Des enfants de 6 ans convoqués par les gendarmes : est-ce efficace ?
Cinq écoliers ont été auditionnés par les gendarmes à cause d'une bagarre dans la cour de récréation. Un procédé étonnant, et dont l'efficacité ne convainc pas.
Ces derniers jours ont été agités dans le village de Gespunsart (Ardennes). Cinq garçons, âgés de 6 et 7 ans, ont été convoqués, mercredi 14 mai, à la gendarmerie de Charleville-Mézières, à une quinzaine de kilomètres de chez eux. Ils ont dû s'y expliquer sur leur participation à une bagarre, dans la cour de récréation de leur école, au cours de laquelle une fillette a été frappée au sol.
Le substitut du procureur de la République à Charleville-Mézières, François Fournié, a annoncé vendredi avoir "classé l’affaire, en considérant que le discernement des enfants n’était pas suffisant pour qu’ils soient bien conscients de la portée de leurs agissements". Surprenantes, ces auditions n’ont pourtant "rien d’exceptionnel", selon le magistrat.
Pas d’âge minimum pour être convoqué
Un enfant de 6 ans peut effectivement être convoqué devant la justice.

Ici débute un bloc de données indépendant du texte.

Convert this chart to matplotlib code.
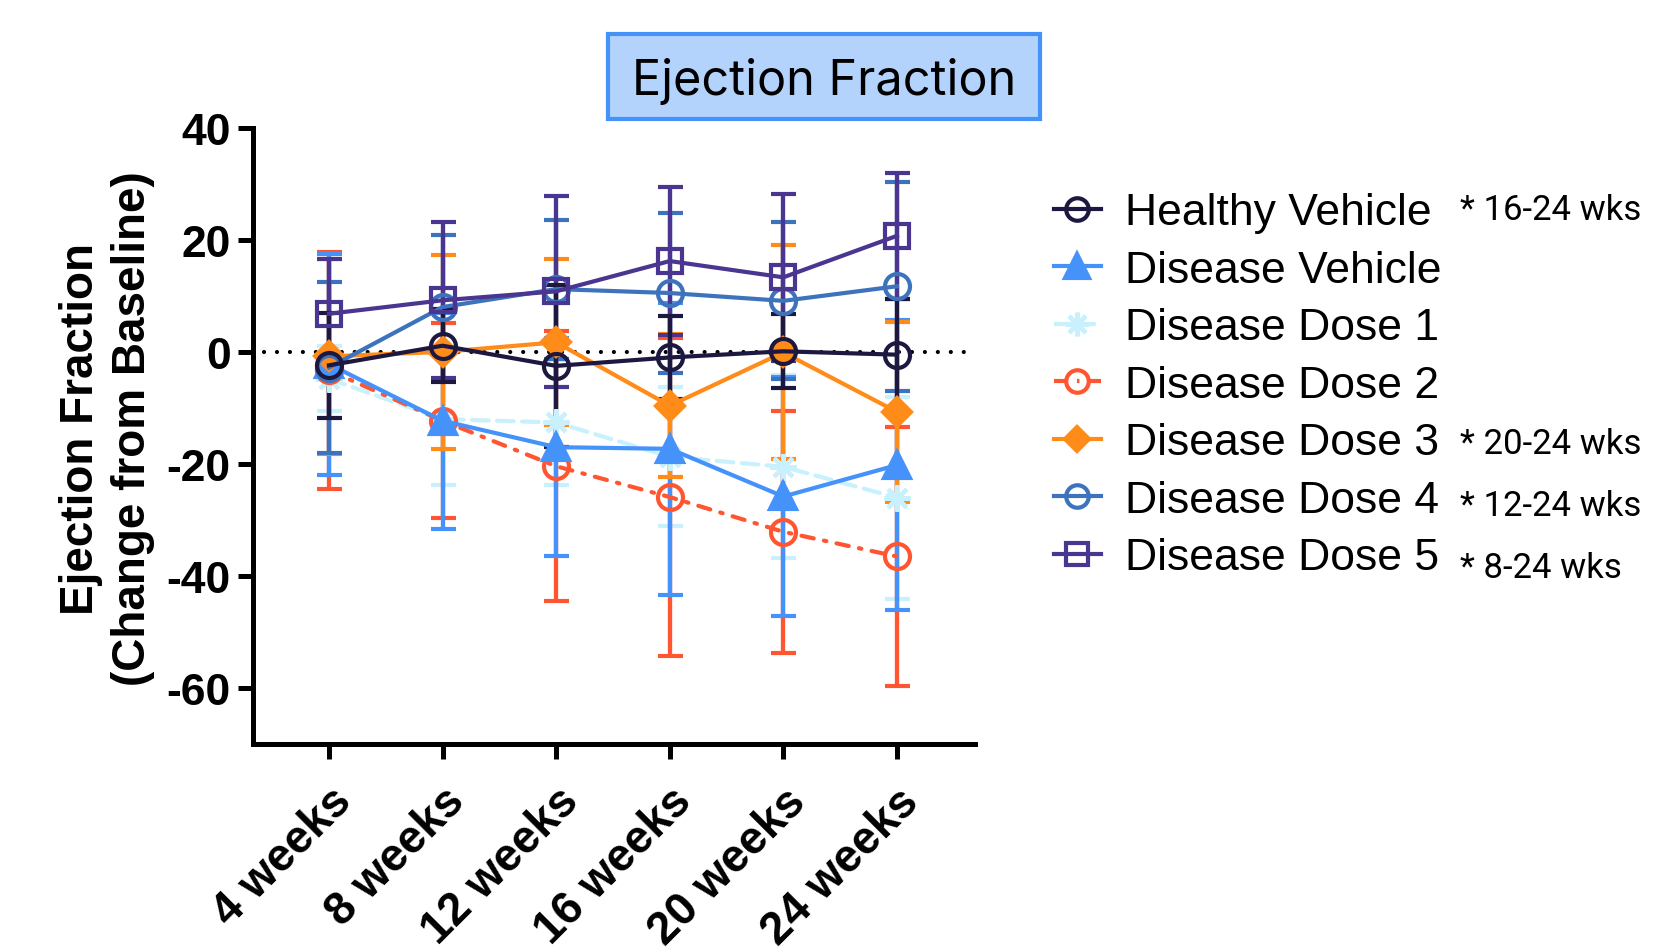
import matplotlib
matplotlib.use("Agg")
import matplotlib.pyplot as plt
from matplotlib.lines import Line2D
from matplotlib.patches import Rectangle

plt.rcParams['axes.unicode_minus'] = False

weeks = ['4 weeks', '8 weeks', '12 weeks', '16 weeks', '20 weeks', '24 weeks']

healthy_mean = [-2.4, 1.1, -2.5, -1.0, 0.1, -0.5]
healthy_err = [9.4, 6.5, 14.4, 7.4, 6.6, 10.0]
vehicle_mean = [-2.2, -12.3, -17.0, -17.3, -25.8, -20.2]
vehicle_err = [19.7, 19.3, 19.5, 26.0, 21.3, 25.8]
dose1_mean = [-4.8, -12.0, -12.6, -18.7, -20.5, -26.0]
dose1_err = [5.8, 11.7, 11.1, 12.4, 16.3, 18.0]
dose2_mean = [-3.3, -12.3, -20.4, -25.9, -32.1, -36.5]
dose2_err = [21.2, 17.4, 24.1, 28.3, 21.6, 23.1]
dose3_mean = [-0.8, 0.0, 1.7, -9.6, -0.1, -10.7]
dose3_err = [17.4, 17.3, 14.8, 12.8, 19.1, 16.0]
dose4_mean = [-2.8, 8.0, 11.2, 10.5, 9.1, 11.7]
dose4_err = [15.3, 12.8, 12.4, 14.3, 14.0, 18.6]
dose5_mean = [6.8, 9.2, 10.8, 16.2, 13.3, 20.7]
dose5_err = [9.8, 13.9, 17.0, 13.2, 14.9, 11.2]

labels = ['Healthy Vehicle', 'Disease Vehicle', 'Disease Dose 1', 'Disease Dose 2',
          'Disease Dose 3', 'Disease Dose 4', 'Disease Dose 5']
notes = ['* 16-24 wks', '', '', '', '* 20-24 wks', '* 12-24 wks', '* 8-24 wks']

c_healthy = '#1d1840'
c_vehicle = '#4592fb'
c_dose1 = '#c9f1fd'
c_dose2 = '#ff5631'
c_dose3 = '#ff8b19'
c_dose4 = '#3d73bd'
c_dose5 = '#4a3590'

ARIAL = 'Liberation Sans'

fig = plt.figure(figsize=(16.53, 9.53), dpi=100)
ax = fig.add_axes([0.153, 0.218, 0.437, 0.647])

x = list(range(len(weeks)))

# (mean, err, color, marker, filled, linestyle, markersize)
series = [
    (dose1_mean, dose1_err, c_dose1, (8, 2, 0), True, (0, (4, 2)), 19),
    (dose2_mean, dose2_err, c_dose2, 'o', False, (0, (3, 2.5, 0.6, 2.5)), 18),
    (vehicle_mean, vehicle_err, c_vehicle, '^', True, '-', 19),
    (dose3_mean, dose3_err, c_dose3, 'D', True, '-', 14),
    (dose4_mean, dose4_err, c_dose4, 'o', False, '-', 18),
    (dose5_mean, dose5_err, c_dose5, 's', False, '-', 17),
    (healthy_mean, healthy_err, c_healthy, 'o', False, '-', 18),
]

handles = {}
for mean, err, col, mk, filled, ls, ms in series:
    eb = ax.errorbar(x, mean, yerr=err, color=col, ecolor=col, elinewidth=3.1,
                     capsize=9, capthick=3.1, marker=mk, markersize=ms,
                     markerfacecolor=col if filled else 'none',
                     markeredgecolor=col, markeredgewidth=3.0,
                     linestyle=ls, linewidth=3.0)
    eb[0].set_dash_capstyle('round')
    handles[col] = Line2D([], [], color=col, marker=mk, markersize=ms * 0.9,
                          markerfacecolor=col if filled else 'none',
                          markeredgecolor=col, markeredgewidth=3.0,
                          linestyle=ls, linewidth=3.0)

ax.axhline(0, xmin=0.015, xmax=0.985, color='black', linewidth=3.0,
           linestyle=(0, (0.01, 3.1)), dash_capstyle='round', zorder=0.5)

ax.set_xlim(-0.67, 5.69)
ax.set_ylim(-70, 40)
ax.set_yticks([40, 20, 0, -20, -40, -60])
ax.set_xticks(x)
ax.set_xticklabels(weeks, rotation=45, ha='right', va='top', rotation_mode='anchor',
                   fontsize=33, fontweight='bold', family=ARIAL)
for t in ax.get_yticklabels():
    t.set_fontsize(32)
    t.set_fontweight('bold')
    t.set_family(ARIAL)

for s in ['top', 'right']:
    ax.spines[s].set_visible(False)
for s in ['left', 'bottom']:
    ax.spines[s].set_linewidth(3.6)
ax.tick_params(axis='both', length=11, width=3.6, pad=5)
ax.tick_params(axis='x', pad=14)

ax.set_ylabel('Ejection Fraction\n(Change from Baseline)', fontsize=33,
              fontweight='bold', family=ARIAL, linespacing=1.25)
ax.yaxis.set_label_coords(-0.135, 0.513)

# title box
fig.patches.append(Rectangle((0.368, 0.874), 0.2613, 0.0892, transform=fig.transFigure,
                             facecolor='#b3d3fd', edgecolor=c_vehicle, linewidth=3))
fig.text(0.4985, 0.914, 'Ejection Fraction', ha='center', va='center',
         fontsize=35, family='Inter')

order = [c_healthy, c_vehicle, c_dose1, c_dose2, c_dose3, c_dose4, c_dose5]
leg = fig.legend([handles[c] for c in order], labels, loc='upper left',
                 bbox_to_anchor=(0.6376, 0.797), frameon=False, borderpad=0,
                 borderaxespad=0, handlelength=1.05, handletextpad=0.55,
                 labelspacing=0.37, prop={'family': ARIAL, 'size': 32})

note_y = [211, 269, 329, 385, 445, 506, 569]
for n, yy in zip(notes, note_y):
    if n:
        fig.text(0.883, 1 - yy / 953, n, ha='left', va='center', fontsize=25, family='Roboto')

fig.savefig('out.png', dpi=100)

Ici, cette mesure fait suite à une enquête ouverte par la gendarmerie de Charleville-Mézières après la plainte de la mère de la fillette. A L’Ardennais, elle raconte que sa fille "était au sol" quand cinq garçons lui ont donné "des coups de pied". "Ce n’est pas la première fois, ça dure depuis la rentrée", ajoute-t-elle.
"Il n’y a pas d’âge minimum pour être entendu dans le cadre d’une enquête", indique Etienne Lesage, avocat et membre du Conseil de l’ordre. "Mais il ne peut y avoir de poursuites pénales à l'encontre d'un enfant de moins de 10 ans", ajoute-t-il. Pendant leur audition, les enfants sont "mis en condition par les gendarmes, selon Etienne Lesage. On leur pose des questions sur l’école, sur leurs jeux préférés… Puis on passe aux faits."
L’éducatif avant le pénal
Comment un enfant de 6 ans vit-il cette confrontation ? D’après L’Ardennais, l’audition de mercredi "n’a guère impressionné le jeune Lucas", dont les parents témoignent dans le journal. Un autre garçon, en revanche, "n’aurait pas pu être entendu car il s’est mis à pleurer". Pour Michel Jollivet, pédopsychiatre, les pleurs peuvent avoir plusieurs significations : "Ils peuvent être une stratégie pour l’enfant, mais peuvent aussi trahir une inquiétude. Peut-être qu’il se rend compte de ce qu’il a fait ? Peut-être a-t-il honte par rapport à ses parents ?"
L’audition n’est pas en soi une source de traumatisme pour l’enfant. "S’il a agi avec tant de violence, c’est peut-être que le traumatisme est antérieur", affirme le pédopsychiatre. Mais la procédure n’en est pas pour autant une punition efficace.
Le retour aux institutions traditionnelles
"Je ne vois pas bien ce que l’enfant peut comprendre à ce qui se passe", juge Michel Jollivet. "Les gendarmes n’ont rien à faire là-dedans. Ils sont dans la mise en scène, et ne peuvent pas interdire. Ils peuvent seulement dire : 'C’était interdit'", poursuit-il. Comme lui, l’avocate spécialisée en droit des mineurs Migueline Rosset n’y voit pas une solution : "Il n’y a pas de réponse judiciaire à tout, même si les conséquences sont importantes. Cela relève plus de l’éducatif que du pénal."
D’après Michel Jollivet, la réponse se trouve dans les institutions traditionnelles : "C’est auprès des parents, à l’école, et dans le lieu de vie dans lequel l’enfant est en rapport avec d’autres êtres humains que tous les interdits fondamentaux sont intégrés", analyse-t-il. A Gespunsart, un psychologue scolaire a pris les enfants en charge, pour "dédramatiser la situation et expliquer que la réalité était différente des jeux vidéo". La directrice de l’école, elle, a réuni à plusieurs reprises les familles concernées pour leur rappeler "les règles du vivre ensemble".